═════ Available data

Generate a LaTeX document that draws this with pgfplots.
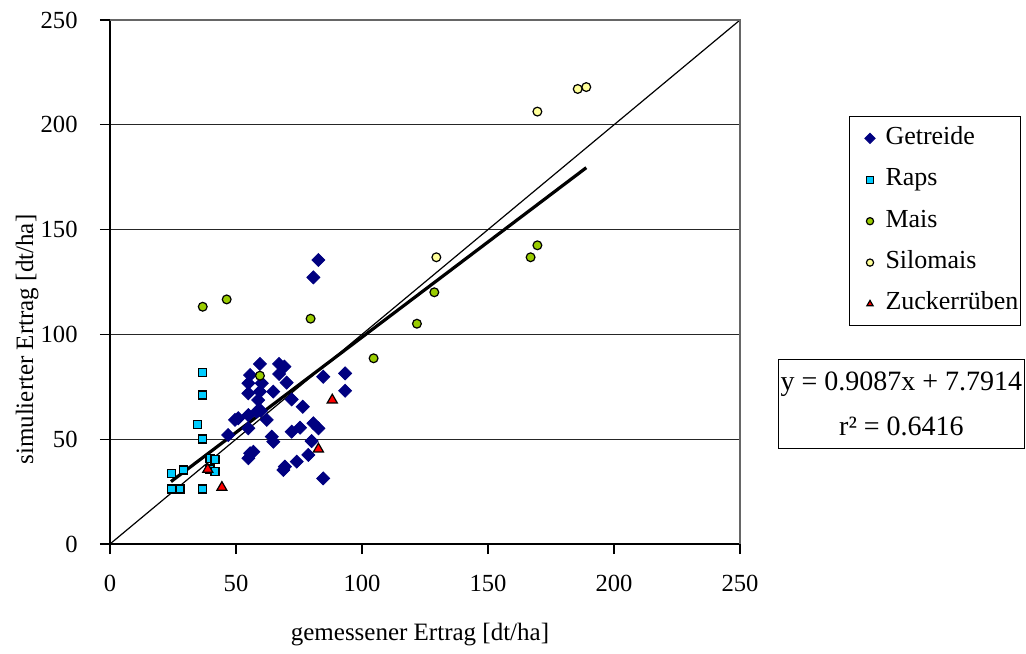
\documentclass[border=0pt]{standalone}
\usepackage{pgfplots}
\pgfplotsset{compat=1.18}
\usepackage{fontspec}
\setmainfont{Liberation Serif}
\definecolor{getreide}{HTML}{000080}
\definecolor{raps}{HTML}{00CCFF}
\definecolor{mais}{HTML}{99CC00}
\definecolor{silomais}{HTML}{FFFF99}
\definecolor{zucker}{HTML}{FF0000}
\begin{document}
\begin{tikzpicture}
\useasboundingbox (-55pt,-54.5pt) rectangle (458pt,272pt);
\begin{axis}[
  at={(0pt,0pt)}, anchor=south west,
  scale only axis, width=315pt, height=262pt,
  xmin=0, xmax=250, ymin=0, ymax=250,
  clip=false,
  xtick={0,50,...,250}, ytick={0,50,...,250},
  axis x line*=bottom, axis y line*=left,
  axis line style={black, line width=0.6pt, -},
  tick align=outside, major tick length=5pt,
  tick style={black, line width=0.6pt},
  ymajorgrids, grid style={black!85, line width=0.5pt},
  /pgf/number format/assume math mode=true,
  tick label style={font=\fontsize{12.3}{14}\selectfont},
  xticklabel style={anchor=north, inner sep=0pt, yshift=-10.5pt},
  yticklabel style={anchor=east, inner sep=0pt, xshift=-11pt},
  xlabel={gemessener Ertrag [dt/ha]},
  ylabel={simulierter Ertrag [dt/ha]},
  label style={font=\fontsize{12.5}{14}\selectfont},
  xlabel style={at={(axis description cs:0.492,0)}, anchor=center, yshift=-45.5pt},
  ylabel style={at={(axis description cs:-0.1317,0.1508)}, rotate=0, anchor=west, inner sep=0pt},
  legend style={at={(rel axis cs:1.173,0.817)}, anchor=north west, draw=black, line width=0.5pt,
    font=\fontsize{13}{15}\selectfont, inner xsep=1pt, inner ysep=5pt, row sep=8.7pt, column sep=4.5pt,
    nodes={inner sep=0pt, text height=9pt, text depth=3pt}},
  legend cell align=left,
  legend image code/.code={\path (0pt,0pt) (12pt,0pt); \draw[mark repeat=2,mark phase=2,#1] plot coordinates {(0pt,0pt)(9pt,0pt)(12pt,0pt)};},
  legend image post style={mark size=1.8pt},
]
% Getreide
\addplot[only marks, mark=square*, mark size=2.3pt, mark options={rotate=45, fill=getreide, draw=getreide}] coordinates {
(82.7,135.5)(80.7,127.2)(59.5,85.9)(67.1,85.9)(69.2,84.6)(67.1,81.1)(55.6,80.6)
(54.9,76.7)(60.2,76.7)(59.5,72.7)(58.8,68.7)(70.1,77.0)(64.8,72.7)(54.9,71.9)
(72.1,69.0)(84.6,79.8)(93.3,81.4)(93.3,73.1)(76.5,65.5)(58.2,63.1)(54.9,61.5)
(50.9,60.0)(49.6,59.2)(62.2,59.2)(54.9,55.2)(46.9,52.0)(64.2,51.2)(64.8,48.8)
(72.1,53.6)(75.4,55.5)(80.7,57.6)(82.7,55.2)(80.0,49.1)(55.6,43.3)(56.9,44.0)
(54.9,40.9)(78.7,42.5)(74.1,39.3)(69.4,36.9)(68.8,35.3)(84.6,31.3)(59.9,63.5)
};
\addlegendentry{Getreide}
% Raps
\addplot[only marks, mark=square*, mark size=2.0pt, mark options={fill=raps, draw=black, line width=0.6pt}] coordinates {
(36.8,81.9)(36.8,71.1)(34.6,57.1)(36.8,50.1)(39.7,40.9)(41.7,40.4)(39.7,35.8)
(41.7,34.5)(29.1,35.3)(24.4,33.7)(24.4,26.2)(27.8,26.2)(36.8,26.2)
};
\addlegendentry{Raps}
% Mais
\addplot[only marks, mark=*, mark size=2.2pt, mark options={fill=mais, draw=black, line width=0.6pt}] coordinates {
(36.8,113.2)(46.3,116.7)(79.6,107.5)(59.5,80.3)(104.6,88.6)(121.8,105.1)(128.7,120.1)(166.9,136.8)(169.6,142.5)
};
\addlegendentry{Mais}
% Silomais
\addplot[only marks, mark=*, mark size=2.2pt, mark options={fill=silomais, draw=black, line width=0.6pt}] coordinates {
(129.5,136.8)(169.6,206.3)(185.6,217.1)(189.0,218.0)
};
\addlegendentry{Silomais}
% Zuckerrueben
\addplot[only marks, mark=triangle*, mark size=2.9pt, mark options={fill=zucker, draw=black, line width=0.6pt}] coordinates {
(88.2,68.7)(82.7,45.3)(38.8,35.6)(44.4,27.0)
};
\addlegendentry{Zuckerrüben}
% Regression line
\addplot[forget plot, black, line width=1.6pt, no marks] coordinates {(24.2,29.78)(189,179.54)};
% 1:1 line
\addplot[forget plot, black, line width=0.6pt, no marks] coordinates {(0,0)(250,250)};
\draw[black!60, line width=0.6pt] (rel axis cs:0,1) -- (rel axis cs:1,1) -- (rel axis cs:1,0);
\node[draw=black, line width=0.5pt, align=center, inner xsep=1pt, inner ysep=6pt,
  font=\fontsize{14}{22.5}\selectfont] at (rel axis cs:1.2563,0.2672)
  {y = 0.9087x + 7.7914\\r² = 0.6416};
\end{axis}
\end{tikzpicture}
\end{document}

══════════

Transcribe the listing in full. Omit the pictures and keep every line exact.

Generate a LaTeX document that draws this with pgfplots.
\documentclass[border=0pt]{standalone}
\usepackage{pgfplots}
\pgfplotsset{compat=1.18}
\usepackage{fontspec}
\setmainfont{Liberation Serif}
\definecolor{getreide}{HTML}{000080}
\definecolor{raps}{HTML}{00CCFF}
\definecolor{mais}{HTML}{99CC00}
\definecolor{silomais}{HTML}{FFFF99}
\definecolor{zucker}{HTML}{FF0000}
\begin{document}
\begin{tikzpicture}
\useasboundingbox (-55pt,-54.5pt) rectangle (458pt,272pt);
\begin{axis}[
  at={(0pt,0pt)}, anchor=south west,
  scale only axis, width=315pt, height=262pt,
  xmin=0, xmax=250, ymin=0, ymax=250,
  clip=false,
  xtick={0,50,...,250}, ytick={0,50,...,250},
  axis x line*=bottom, axis y line*=left,
  axis line style={black, line width=0.6pt, -},
  tick align=outside, major tick length=5pt,
  tick style={black, line width=0.6pt},
  ymajorgrids, grid style={black!85, line width=0.5pt},
  /pgf/number format/assume math mode=true,
  tick label style={font=\fontsize{12.3}{14}\selectfont},
  xticklabel style={anchor=north, inner sep=0pt, yshift=-10.5pt},
  yticklabel style={anchor=east, inner sep=0pt, xshift=-11pt},
  xlabel={gemessener Ertrag [dt/ha]},
  ylabel={simulierter Ertrag [dt/ha]},
  label style={font=\fontsize{12.5}{14}\selectfont},
  xlabel style={at={(axis description cs:0.492,0)}, anchor=center, yshift=-45.5pt},
  ylabel style={at={(axis description cs:-0.1317,0.1508)}, rotate=0, anchor=west, inner sep=0pt},
  legend style={at={(rel axis cs:1.173,0.817)}, anchor=north west, draw=black, line width=0.5pt,
    font=\fontsize{13}{15}\selectfont, inner xsep=1pt, inner ysep=5pt, row sep=8.7pt, column sep=4.5pt,
    nodes={inner sep=0pt, text height=9pt, text depth=3pt}},
  legend cell align=left,
  legend image code/.code={\path (0pt,0pt) (12pt,0pt); \draw[mark repeat=2,mark phase=2,#1] plot coordinates {(0pt,0pt)(9pt,0pt)(12pt,0pt)};},
  legend image post style={mark size=1.8pt},
]
% Getreide
\addplot[only marks, mark=square*, mark size=2.3pt, mark options={rotate=45, fill=getreide, draw=getreide}] coordinates {
(82.7,135.5)(80.7,127.2)(59.5,85.9)(67.1,85.9)(69.2,84.6)(67.1,81.1)(55.6,80.6)
(54.9,76.7)(60.2,76.7)(59.5,72.7)(58.8,68.7)(70.1,77.0)(64.8,72.7)(54.9,71.9)
(72.1,69.0)(84.6,79.8)(93.3,81.4)(93.3,73.1)(76.5,65.5)(58.2,63.1)(54.9,61.5)
(50.9,60.0)(49.6,59.2)(62.2,59.2)(54.9,55.2)(46.9,52.0)(64.2,51.2)(64.8,48.8)
(72.1,53.6)(75.4,55.5)(80.7,57.6)(82.7,55.2)(80.0,49.1)(55.6,43.3)(56.9,44.0)
(54.9,40.9)(78.7,42.5)(74.1,39.3)(69.4,36.9)(68.8,35.3)(84.6,31.3)(59.9,63.5)
};
\addlegendentry{Getreide}
% Raps
\addplot[only marks, mark=square*, mark size=2.0pt, mark options={fill=raps, draw=black, line width=0.6pt}] coordinates {
(36.8,81.9)(36.8,71.1)(34.6,57.1)(36.8,50.1)(39.7,40.9)(41.7,40.4)(39.7,35.8)
(41.7,34.5)(29.1,35.3)(24.4,33.7)(24.4,26.2)(27.8,26.2)(36.8,26.2)
};
\addlegendentry{Raps}
% Mais
\addplot[only marks, mark=*, mark size=2.2pt, mark options={fill=mais, draw=black, line width=0.6pt}] coordinates {
(36.8,113.2)(46.3,116.7)(79.6,107.5)(59.5,80.3)(104.6,88.6)(121.8,105.1)(128.7,120.1)(166.9,136.8)(169.6,142.5)
};
\addlegendentry{Mais}
% Silomais
\addplot[only marks, mark=*, mark size=2.2pt, mark options={fill=silomais, draw=black, line width=0.6pt}] coordinates {
(129.5,136.8)(169.6,206.3)(185.6,217.1)(189.0,218.0)
};
\addlegendentry{Silomais}
% Zuckerrueben
\addplot[only marks, mark=triangle*, mark size=2.9pt, mark options={fill=zucker, draw=black, line width=0.6pt}] coordinates {
(88.2,68.7)(82.7,45.3)(38.8,35.6)(44.4,27.0)
};
\addlegendentry{Zuckerrüben}
% Regression line
\addplot[forget plot, black, line width=1.6pt, no marks] coordinates {(24.2,29.78)(189,179.54)};
% 1:1 line
\addplot[forget plot, black, line width=0.6pt, no marks] coordinates {(0,0)(250,250)};
\draw[black!60, line width=0.6pt] (rel axis cs:0,1) -- (rel axis cs:1,1) -- (rel axis cs:1,0);
\node[draw=black, line width=0.5pt, align=center, inner xsep=1pt, inner ysep=6pt,
  font=\fontsize{14}{22.5}\selectfont] at (rel axis cs:1.2563,0.2672)
  {y = 0.9087x + 7.7914\\r² = 0.6416};
\end{axis}
\end{tikzpicture}
\end{document}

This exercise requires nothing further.